Please help, I don’t know if it is necessary to correct the values in the db if so I need to know what the values of assoc_type, assoc_id refer to and in case this is not generating the problem what could I do to solve it.
Hmmm… Yes, it seems something is wrong within your DB
What kind of files are those problematic ones? Can you access them publicly and as editor in the backend?
The error that you see in the scheduled task log file (Cannot load record: submission file is not associated with a representation object) leads to an exception and the log file is rejected.
But that would actually mean that all stats numbers are not correct (and not only abstract views) – at least for those rejected log files.
Do you maybe have any new (after the upgrade) archived usage stats log file (i.e. successfully processed) that contains article landing page URL and that you can check the stats for abstract views and eventually try to re-process?
You can also create a few log file entries in the current log file, by accessing some article landing pages, and see what happens when that file is processed.
And to be sure: Are your stats for the time before the upgrade correct (so the problem is only with the new stats after the upgrade)?
(OJS does not count the bot access, bot entries in the log file).
Hmm… That same error (Cannot load record: submission file is not associated with a representation object) rejects the log file processing.
So is your example log file usage_events_20240918.log in your reject folder, together with the other usage stats log files?
It seems like you would have the same problem, that something went wrong with the upgrade so that the submission files entries in the DB are not correct any more
@Gustavo_Leon, how did you upgrade from OJS 2 to 3.3.0.17? Did you first upgrade to the latest 2.4.8 and then to the latest 3.2.1 version? Have you tested if everything OK after each upgrade?
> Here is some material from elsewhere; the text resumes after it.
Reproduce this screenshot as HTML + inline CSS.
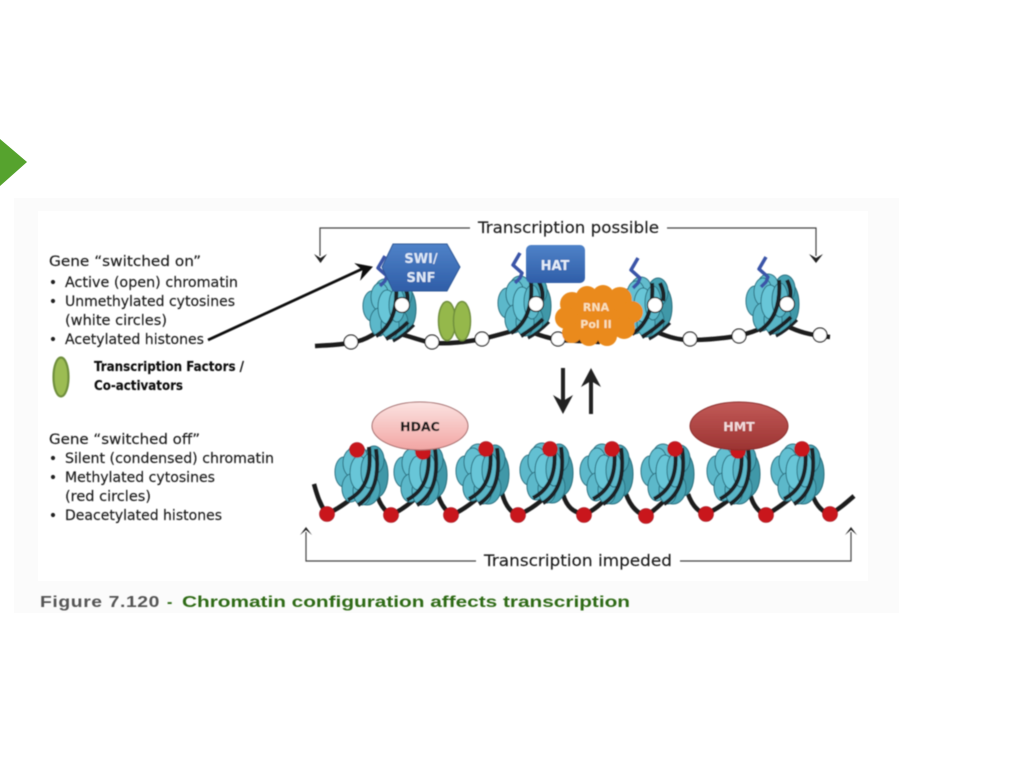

hmmmm… but it is strange that @sergiobm has apparently the sameproblem although he upgraded from 3.2.1-5 to 3.3.0-18…
I will take a look if there are any known upgrade issues from 3.2.1-5 to 3.3.0-18…
It would be great if you both could investigate what kind of files that are – actually they should be galley files, because else they would not appear in the usage stats log files – and if you can access them fully regularly as reader and editor…
EDIT:
So you should first make sure that those files are galley files and not some other files (that the file ID in the URL in the log file is not from a dependent file like CSS or similar):
I found a similar/same issue here: Article statistics aren't being generated? · Issue #5832 · pkp/pkp-lib · GitHub.
So you could eventually proceed like that user.
Or, even better, if you could somehow track down, where in upgrade that wrong submission_files DB table happens, especially if coming from OJS2 (which requires first the upgrade to LATEST 2.4.8. and then to LATEST 3.2.1). @sergiobm, have you maybe also upgraded from OJS2?
If you have assoc_id for all those wrong entries (where assoc_type = NULL): SELECT * FROM submission_files WHERE file_stage=10 AND assoc_id IS NULL AND assoc_type IS NULL
(You should not get any result here)
If entries in publication_galleys table according to assoc_id in submission_files table exist, for all those wrong entries (where assoc_type = NULL): select sf.submission_file_id, sf.file_stage, sf.assoc_type, sf.assoc_id from submission_files sf left join publication_galleys pg on (pg.galley_id = sf.assoc_id) where sf.file_stage = 10 AND assoc_type IS NULL AND pg.galley_id IS NULL
(You should not get any result here)
If those two things are correct in your DB, then I can give you the SQL to set the assoc_type column correctly…
I also have another journal that I recently migrated from 2.2.4-8 to 3.2.1-5 and then to 3.3.0.19. I saw that both queries are returning 12 rows. But the difference is that the statistics of visits to the abstracts are recorded without issues.